Pick out the lines containing "draw".
————
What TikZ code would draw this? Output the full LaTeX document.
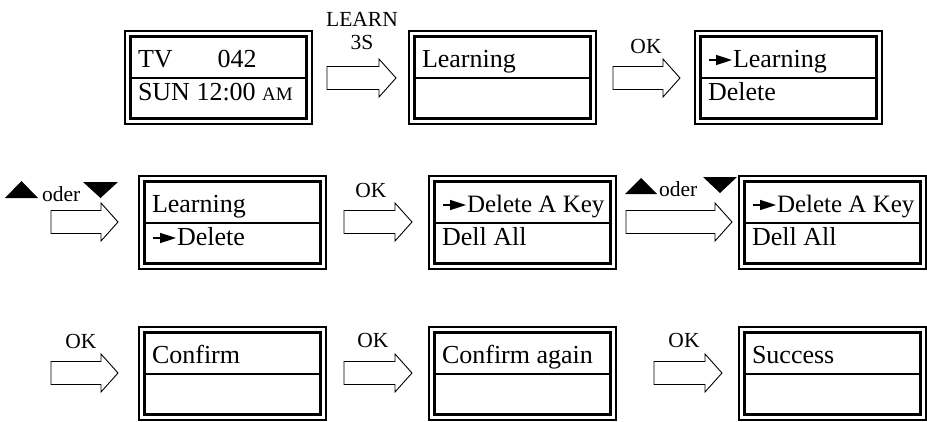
\documentclass[tikz,border=0pt]{standalone}
\usepackage{fontspec}
\setmainfont{Liberation Serif}
\usetikzlibrary{calc}
\tikzset{
  outerbox/.style={draw, line width=1.4pt, minimum width=187pt, minimum height=93pt, inner sep=0pt, outer sep=0pt},
  innerline/.style={line width=2.4pt},
  divline/.style={line width=2pt},
  txt/.style={font=\fontsize{26}{28}\selectfont, inner sep=0pt, outer sep=0pt},
  lbl/.style={font=\fontsize{21.5}{23}\selectfont, inner sep=0pt, outer sep=0pt},
  barrow/.style={draw, line width=0.9pt, fill=white, line join=miter},
  tri/.style={fill=black},
}
\newcommand\selarrow{\tikz[baseline=0pt,x=1pt,y=1pt]{\draw[line width=2pt] (0,7) -- (10,7); \fill (7,1.8) -- (23,7) -- (7,12.2) -- cycle;}\hspace{1pt}}
\newcommand\screenbox[5]{%
  \node[outerbox, anchor=north west] (#1) at (#2,#3) {};
  \draw[innerline] ($(#1.north west)+(5.5,5.5)$) rectangle ($(#1.south east)+(-5.5,-5.5)$);
  \draw[divline] ($(#1.west)+(5.5,0)$) -- ($(#1.east)+(-5.5,0)$);
  \node[txt, anchor=base west] (#1-a) at ($(#1.north west)+(13,36)$) {#4};
  \node[txt, anchor=base west] (#1-b) at ($(#1.north west)+(13,69)$) {#5};
}
\newcommand\blockarrow[4]{%
  \coordinate (#1-tail) at (#2,#4);
  \coordinate (#1-tip) at (#3,#4);
  \draw[barrow] ($(#1-tail)+(0,-11.5)$) -- ($(#1-tip)+(-17,-11.5)$) -- ($(#1-tip)+(-17,-19)$) -- (#1-tip)
     -- ($(#1-tip)+(-17,19)$) -- ($(#1-tip)+(-17,11.5)$) -- ($(#1-tail)+(0,11.5)$) -- cycle;
}
\newcommand\keyline{{\fontsize{25}{27}\selectfont\selarrow Delete A Key}}
\begin{document}
\begin{tikzpicture}[x=1pt,y=-1pt]
\useasboundingbox (0,0) rectangle (927,421);
% row 1
\screenbox{s1}{125}{31}{TV\hspace{45pt}042}{SUN 12:00 {\fontsize{19}{20}\selectfont AM}}
\screenbox{s2}{409}{31}{Learning}{}
\screenbox{s3}{695}{31}{\selarrow Learning}{Delete}
\blockarrow{a1}{327}{396}{78}
\node[lbl, anchor=base] (l1) at (362,26) {LEARN};
\node[lbl, anchor=base] (l2) at (362,49) {3S};
\blockarrow{a2}{613}{680}{78}
\node[lbl, anchor=base] (l3) at (646,53) {OK};
% row 2
\screenbox{s4}{139}{176}{Learning}{\selarrow Delete}
\screenbox{s5}{429}{176}{\keyline}{Dell All}
\screenbox{s6}{739}{176}{\keyline}{Dell All}
\blockarrow{a3}{51}{118}{222}
\fill[tri] (5,198) -- (38,198) -- (21.5,181) -- cycle;
\node[lbl, anchor=base west] (o1) at (42,201) {oder};
\fill[tri] (83,182) -- (118,182) -- (100.5,198) -- cycle;
\blockarrow{a4}{344}{412}{222}
\node[lbl, anchor=base] (l4) at (371,197) {OK};
\blockarrow{a5}{626}{732}{222}
\fill[tri] (625,194) -- (657,194) -- (641,178) -- cycle;
\node[lbl, anchor=base west] (o2) at (659,196) {oder};
\fill[tri] (703,177) -- (737,177) -- (720,193) -- cycle;
% row 3
\screenbox{s7}{139}{327}{Confirm}{}
\screenbox{s8}{429}{327}{Confirm again}{}
\screenbox{s9}{739}{327}{Success}{}
\blockarrow{a6}{51}{118}{373}
\node[lbl, anchor=base] (l5) at (81,348) {OK};
\blockarrow{a7}{344}{412}{373}
\node[lbl, anchor=base] (l6) at (373,347) {OK};
\blockarrow{a8}{654}{722}{373}
\node[lbl, anchor=base] (l7) at (684,347) {OK};
\end{tikzpicture}
\end{document}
————
▶ [Problem solution]
What TikZ code would draw this? Output the full LaTeX document.
  outerbox/.style={draw, line width=1.4pt, minimum width=187pt, minimum height=93pt, inner sep=0pt, outer sep=0pt},
  barrow/.style={draw, line width=0.9pt, fill=white, line join=miter},
\newcommand\selarrow{\tikz[baseline=0pt,x=1pt,y=1pt]{\draw[line width=2pt] (0,7) -- (10,7); \fill (7,1.8) -- (23,7) -- (7,12.2) -- cycle;}\hspace{1pt}}
  \draw[innerline] ($(#1.north west)+(5.5,5.5)$) rectangle ($(#1.south east)+(-5.5,-5.5)$);
  \draw[divline] ($(#1.west)+(5.5,0)$) -- ($(#1.east)+(-5.5,0)$);
  \draw[barrow] ($(#1-tail)+(0,-11.5)$) -- ($(#1-tip)+(-17,-11.5)$) -- ($(#1-tip)+(-17,-19)$) -- (#1-tip)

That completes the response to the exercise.